▶ _What you are asked to do_
Give a verbatim copy of the lines below, minus the pictures.

┏━━

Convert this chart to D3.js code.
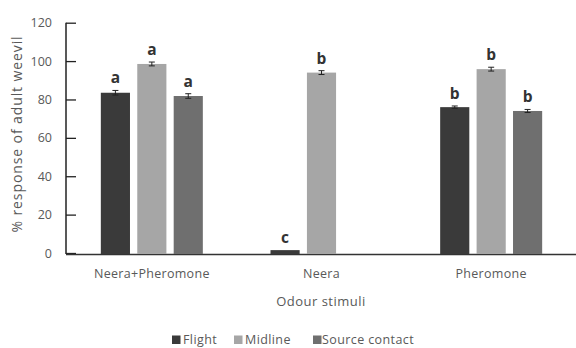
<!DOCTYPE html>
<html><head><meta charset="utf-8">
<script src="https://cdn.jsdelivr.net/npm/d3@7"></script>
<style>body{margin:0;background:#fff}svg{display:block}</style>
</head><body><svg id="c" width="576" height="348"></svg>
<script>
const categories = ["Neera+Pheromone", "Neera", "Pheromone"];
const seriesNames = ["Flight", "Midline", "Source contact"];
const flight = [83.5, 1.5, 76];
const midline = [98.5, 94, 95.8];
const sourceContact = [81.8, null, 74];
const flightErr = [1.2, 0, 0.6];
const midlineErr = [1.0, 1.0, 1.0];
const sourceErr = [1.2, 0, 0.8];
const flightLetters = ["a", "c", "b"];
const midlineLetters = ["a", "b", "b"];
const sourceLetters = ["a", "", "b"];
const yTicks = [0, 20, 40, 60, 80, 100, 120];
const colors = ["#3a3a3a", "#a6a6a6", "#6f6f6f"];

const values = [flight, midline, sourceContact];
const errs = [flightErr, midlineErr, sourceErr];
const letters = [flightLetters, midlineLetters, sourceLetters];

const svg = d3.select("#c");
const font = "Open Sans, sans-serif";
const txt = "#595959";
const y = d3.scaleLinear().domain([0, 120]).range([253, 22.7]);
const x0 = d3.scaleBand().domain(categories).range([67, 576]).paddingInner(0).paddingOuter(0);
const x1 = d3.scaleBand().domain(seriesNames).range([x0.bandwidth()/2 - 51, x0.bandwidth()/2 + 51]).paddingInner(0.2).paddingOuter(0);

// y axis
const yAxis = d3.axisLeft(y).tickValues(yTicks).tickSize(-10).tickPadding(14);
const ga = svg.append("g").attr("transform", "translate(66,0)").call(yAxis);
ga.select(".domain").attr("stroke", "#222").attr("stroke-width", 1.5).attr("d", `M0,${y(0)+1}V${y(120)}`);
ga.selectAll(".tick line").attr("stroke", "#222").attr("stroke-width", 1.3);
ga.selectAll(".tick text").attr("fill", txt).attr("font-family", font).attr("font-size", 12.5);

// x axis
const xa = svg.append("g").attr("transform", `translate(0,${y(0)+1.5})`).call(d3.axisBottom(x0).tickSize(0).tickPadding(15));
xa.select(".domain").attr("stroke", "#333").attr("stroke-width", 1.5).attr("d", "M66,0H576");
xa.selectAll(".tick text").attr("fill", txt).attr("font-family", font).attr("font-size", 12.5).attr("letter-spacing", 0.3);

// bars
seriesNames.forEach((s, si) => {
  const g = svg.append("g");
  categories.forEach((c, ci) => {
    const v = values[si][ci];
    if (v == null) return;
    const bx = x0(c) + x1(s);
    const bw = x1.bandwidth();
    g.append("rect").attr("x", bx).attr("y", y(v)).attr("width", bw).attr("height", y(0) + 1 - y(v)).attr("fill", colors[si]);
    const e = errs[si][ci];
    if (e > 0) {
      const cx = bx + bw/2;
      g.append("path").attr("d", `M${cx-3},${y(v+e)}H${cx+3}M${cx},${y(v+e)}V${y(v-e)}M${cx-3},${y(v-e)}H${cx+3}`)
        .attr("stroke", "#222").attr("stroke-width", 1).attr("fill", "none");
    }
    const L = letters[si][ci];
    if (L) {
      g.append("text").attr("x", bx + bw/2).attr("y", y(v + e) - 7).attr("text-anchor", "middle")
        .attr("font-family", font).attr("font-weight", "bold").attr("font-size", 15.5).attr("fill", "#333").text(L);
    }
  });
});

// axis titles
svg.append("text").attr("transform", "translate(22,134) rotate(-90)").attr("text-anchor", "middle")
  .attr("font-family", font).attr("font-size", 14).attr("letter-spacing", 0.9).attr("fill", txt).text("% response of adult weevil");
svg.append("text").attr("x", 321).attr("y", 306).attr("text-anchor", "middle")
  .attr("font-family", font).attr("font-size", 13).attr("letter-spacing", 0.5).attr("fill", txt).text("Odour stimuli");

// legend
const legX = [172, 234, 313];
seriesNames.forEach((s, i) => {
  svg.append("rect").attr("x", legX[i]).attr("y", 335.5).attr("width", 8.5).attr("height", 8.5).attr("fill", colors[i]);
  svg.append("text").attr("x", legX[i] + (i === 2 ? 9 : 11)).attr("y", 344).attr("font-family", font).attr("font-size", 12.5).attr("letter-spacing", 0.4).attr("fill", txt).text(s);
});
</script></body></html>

┗━━

▶ _Solution to the exercise_
Convert this chart to D3.js code.
<!DOCTYPE html>
<html><head><meta charset="utf-8">
<script src="https://cdn.jsdelivr.net/npm/d3@7"></script>
<style>body{margin:0;background:#fff}svg{display:block}</style>
</head><body><svg id="c" width="576" height="348"></svg>
<script>
const categories = ["Neera+Pheromone", "Neera", "Pheromone"];
const seriesNames = ["Flight", "Midline", "Source contact"];
const flight = [83.5, 1.5, 76];
const midline = [98.5, 94, 95.8];
const sourceContact = [81.8, null, 74];
const flightErr = [1.2, 0, 0.6];
const midlineErr = [1.0, 1.0, 1.0];
const sourceErr = [1.2, 0, 0.8];
const flightLetters = ["a", "c", "b"];
const midlineLetters = ["a", "b", "b"];
const sourceLetters = ["a", "", "b"];
const yTicks = [0, 20, 40, 60, 80, 100, 120];
const colors = ["#3a3a3a", "#a6a6a6", "#6f6f6f"];

const values = [flight, midline, sourceContact];
const errs = [flightErr, midlineErr, sourceErr];
const letters = [flightLetters, midlineLetters, sourceLetters];

const svg = d3.select("#c");
const font = "Open Sans, sans-serif";
const txt = "#595959";
const y = d3.scaleLinear().domain([0, 120]).range([253, 22.7]);
const x0 = d3.scaleBand().domain(categories).range([67, 576]).paddingInner(0).paddingOuter(0);
const x1 = d3.scaleBand().domain(seriesNames).range([x0.bandwidth()/2 - 51, x0.bandwidth()/2 + 51]).paddingInner(0.2).paddingOuter(0);

// y axis
const yAxis = d3.axisLeft(y).tickValues(yTicks).tickSize(-10).tickPadding(14);
const ga = svg.append("g").attr("transform", "translate(66,0)").call(yAxis);
ga.select(".domain").attr("stroke", "#222").attr("stroke-width", 1.5).attr("d", `M0,${y(0)+1}V${y(120)}`);
ga.selectAll(".tick line").attr("stroke", "#222").attr("stroke-width", 1.3);
ga.selectAll(".tick text").attr("fill", txt).attr("font-family", font).attr("font-size", 12.5);

// x axis
const xa = svg.append("g").attr("transform", `translate(0,${y(0)+1.5})`).call(d3.axisBottom(x0).tickSize(0).tickPadding(15));
xa.select(".domain").attr("stroke", "#333").attr("stroke-width", 1.5).attr("d", "M66,0H576");
xa.selectAll(".tick text").attr("fill", txt).attr("font-family", font).attr("font-size", 12.5).attr("letter-spacing", 0.3);

// bars
seriesNames.forEach((s, si) => {
  const g = svg.append("g");
  categories.forEach((c, ci) => {
    const v = values[si][ci];
    if (v == null) return;
    const bx = x0(c) + x1(s);
    const bw = x1.bandwidth();
    g.append("rect").attr("x", bx).attr("y", y(v)).attr("width", bw).attr("height", y(0) + 1 - y(v)).attr("fill", colors[si]);
    const e = errs[si][ci];
    if (e > 0) {
      const cx = bx + bw/2;
      g.append("path").attr("d", `M${cx-3},${y(v+e)}H${cx+3}M${cx},${y(v+e)}V${y(v-e)}M${cx-3},${y(v-e)}H${cx+3}`)
        .attr("stroke", "#222").attr("stroke-width", 1).attr("fill", "none");
    }
    const L = letters[si][ci];
    if (L) {
      g.append("text").attr("x", bx + bw/2).attr("y", y(v + e) - 7).attr("text-anchor", "middle")
        .attr("font-family", font).attr("font-weight", "bold").attr("font-size", 15.5).attr("fill", "#333").text(L);
    }
  });
});

// axis titles
svg.append("text").attr("transform", "translate(22,134) rotate(-90)").attr("text-anchor", "middle")
  .attr("font-family", font).attr("font-size", 14).attr("letter-spacing", 0.9).attr("fill", txt).text("% response of adult weevil");
svg.append("text").attr("x", 321).attr("y", 306).attr("text-anchor", "middle")
  .attr("font-family", font).attr("font-size", 13).attr("letter-spacing", 0.5).attr("fill", txt).text("Odour stimuli");

// legend
const legX = [172, 234, 313];
seriesNames.forEach((s, i) => {
  svg.append("rect").attr("x", legX[i]).attr("y", 335.5).attr("width", 8.5).attr("height", 8.5).attr("fill", colors[i]);
  svg.append("text").attr("x", legX[i] + (i === 2 ? 9 : 11)).attr("y", 344).attr("font-family", font).attr("font-size", 12.5).attr("letter-spacing", 0.4).attr("fill", txt).text(s);
});
</script></body></html>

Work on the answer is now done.